Task directions
Restate the entire listing word for word.

=======

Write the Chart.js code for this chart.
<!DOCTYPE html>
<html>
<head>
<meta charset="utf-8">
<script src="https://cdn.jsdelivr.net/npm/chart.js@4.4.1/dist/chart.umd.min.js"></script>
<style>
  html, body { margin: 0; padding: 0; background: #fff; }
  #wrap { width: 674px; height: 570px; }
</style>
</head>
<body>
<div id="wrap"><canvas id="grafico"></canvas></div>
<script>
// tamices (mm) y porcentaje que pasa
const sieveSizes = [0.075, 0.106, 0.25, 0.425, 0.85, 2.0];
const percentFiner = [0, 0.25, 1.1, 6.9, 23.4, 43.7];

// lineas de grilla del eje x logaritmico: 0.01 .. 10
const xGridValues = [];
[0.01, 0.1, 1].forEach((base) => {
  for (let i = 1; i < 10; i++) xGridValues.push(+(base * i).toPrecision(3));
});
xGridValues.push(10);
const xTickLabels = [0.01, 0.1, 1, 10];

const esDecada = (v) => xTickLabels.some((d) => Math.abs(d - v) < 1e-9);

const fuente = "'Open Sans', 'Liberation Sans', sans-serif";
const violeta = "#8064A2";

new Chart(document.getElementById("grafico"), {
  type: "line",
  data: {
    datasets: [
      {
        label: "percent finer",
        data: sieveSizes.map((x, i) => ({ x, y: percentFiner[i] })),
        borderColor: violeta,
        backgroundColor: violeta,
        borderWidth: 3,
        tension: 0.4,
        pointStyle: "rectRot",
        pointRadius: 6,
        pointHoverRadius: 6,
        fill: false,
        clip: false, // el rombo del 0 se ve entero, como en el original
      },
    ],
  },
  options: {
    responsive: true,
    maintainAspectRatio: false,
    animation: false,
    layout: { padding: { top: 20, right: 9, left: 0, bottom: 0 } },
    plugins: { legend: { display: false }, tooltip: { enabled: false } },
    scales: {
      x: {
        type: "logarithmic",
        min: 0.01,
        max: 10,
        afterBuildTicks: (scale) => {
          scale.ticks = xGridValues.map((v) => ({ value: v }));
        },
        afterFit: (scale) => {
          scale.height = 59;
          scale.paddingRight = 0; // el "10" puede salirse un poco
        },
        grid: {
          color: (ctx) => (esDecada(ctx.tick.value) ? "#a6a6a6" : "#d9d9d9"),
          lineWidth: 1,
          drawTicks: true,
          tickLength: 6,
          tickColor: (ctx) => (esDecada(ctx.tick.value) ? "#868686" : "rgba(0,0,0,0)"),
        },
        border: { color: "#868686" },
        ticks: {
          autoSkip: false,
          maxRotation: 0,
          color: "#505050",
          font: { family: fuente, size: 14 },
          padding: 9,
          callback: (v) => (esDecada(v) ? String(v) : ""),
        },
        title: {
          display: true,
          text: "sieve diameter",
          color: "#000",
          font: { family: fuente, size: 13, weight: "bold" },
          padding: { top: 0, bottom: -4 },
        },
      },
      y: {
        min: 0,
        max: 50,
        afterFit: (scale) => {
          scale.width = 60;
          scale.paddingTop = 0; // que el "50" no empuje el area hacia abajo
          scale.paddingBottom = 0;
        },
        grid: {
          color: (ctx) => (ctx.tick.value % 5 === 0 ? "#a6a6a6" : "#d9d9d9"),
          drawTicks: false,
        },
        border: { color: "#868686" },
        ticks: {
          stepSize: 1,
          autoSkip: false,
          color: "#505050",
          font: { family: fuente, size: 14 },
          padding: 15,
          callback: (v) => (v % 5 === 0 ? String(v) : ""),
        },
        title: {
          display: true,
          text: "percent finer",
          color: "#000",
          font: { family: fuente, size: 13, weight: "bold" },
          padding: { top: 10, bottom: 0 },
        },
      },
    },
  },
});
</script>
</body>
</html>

=======

Correct result
Write the Chart.js code for this chart.
<!DOCTYPE html>
<html>
<head>
<meta charset="utf-8">
<script src="https://cdn.jsdelivr.net/npm/chart.js@4.4.1/dist/chart.umd.min.js"></script>
<style>
  html, body { margin: 0; padding: 0; background: #fff; }
  #wrap { width: 674px; height: 570px; }
</style>
</head>
<body>
<div id="wrap"><canvas id="grafico"></canvas></div>
<script>
// tamices (mm) y porcentaje que pasa
const sieveSizes = [0.075, 0.106, 0.25, 0.425, 0.85, 2.0];
const percentFiner = [0, 0.25, 1.1, 6.9, 23.4, 43.7];

// lineas de grilla del eje x logaritmico: 0.01 .. 10
const xGridValues = [];
[0.01, 0.1, 1].forEach((base) => {
  for (let i = 1; i < 10; i++) xGridValues.push(+(base * i).toPrecision(3));
});
xGridValues.push(10);
const xTickLabels = [0.01, 0.1, 1, 10];

const esDecada = (v) => xTickLabels.some((d) => Math.abs(d - v) < 1e-9);

const fuente = "'Open Sans', 'Liberation Sans', sans-serif";
const violeta = "#8064A2";

new Chart(document.getElementById("grafico"), {
  type: "line",
  data: {
    datasets: [
      {
        label: "percent finer",
        data: sieveSizes.map((x, i) => ({ x, y: percentFiner[i] })),
        borderColor: violeta,
        backgroundColor: violeta,
        borderWidth: 3,
        tension: 0.4,
        pointStyle: "rectRot",
        pointRadius: 6,
        pointHoverRadius: 6,
        fill: false,
        clip: false, // el rombo del 0 se ve entero, como en el original
      },
    ],
  },
  options: {
    responsive: true,
    maintainAspectRatio: false,
    animation: false,
    layout: { padding: { top: 20, right: 9, left: 0, bottom: 0 } },
    plugins: { legend: { display: false }, tooltip: { enabled: false } },
    scales: {
      x: {
        type: "logarithmic",
        min: 0.01,
        max: 10,
        afterBuildTicks: (scale) => {
          scale.ticks = xGridValues.map((v) => ({ value: v }));
        },
        afterFit: (scale) => {
          scale.height = 59;
          scale.paddingRight = 0; // el "10" puede salirse un poco
        },
        grid: {
          color: (ctx) => (esDecada(ctx.tick.value) ? "#a6a6a6" : "#d9d9d9"),
          lineWidth: 1,
          drawTicks: true,
          tickLength: 6,
          tickColor: (ctx) => (esDecada(ctx.tick.value) ? "#868686" : "rgba(0,0,0,0)"),
        },
        border: { color: "#868686" },
        ticks: {
          autoSkip: false,
          maxRotation: 0,
          color: "#505050",
          font: { family: fuente, size: 14 },
          padding: 9,
          callback: (v) => (esDecada(v) ? String(v) : ""),
        },
        title: {
          display: true,
          text: "sieve diameter",
          color: "#000",
          font: { family: fuente, size: 13, weight: "bold" },
          padding: { top: 0, bottom: -4 },
        },
      },
      y: {
        min: 0,
        max: 50,
        afterFit: (scale) => {
          scale.width = 60;
          scale.paddingTop = 0; // que el "50" no empuje el area hacia abajo
          scale.paddingBottom = 0;
        },
        grid: {
          color: (ctx) => (ctx.tick.value % 5 === 0 ? "#a6a6a6" : "#d9d9d9"),
          drawTicks: false,
        },
        border: { color: "#868686" },
        ticks: {
          stepSize: 1,
          autoSkip: false,
          color: "#505050",
          font: { family: fuente, size: 14 },
          padding: 15,
          callback: (v) => (v % 5 === 0 ? String(v) : ""),
        },
        title: {
          display: true,
          text: "percent finer",
          color: "#000",
          font: { family: fuente, size: 13, weight: "bold" },
          padding: { top: 10, bottom: 0 },
        },
      },
    },
  },
});
</script>
</body>
</html>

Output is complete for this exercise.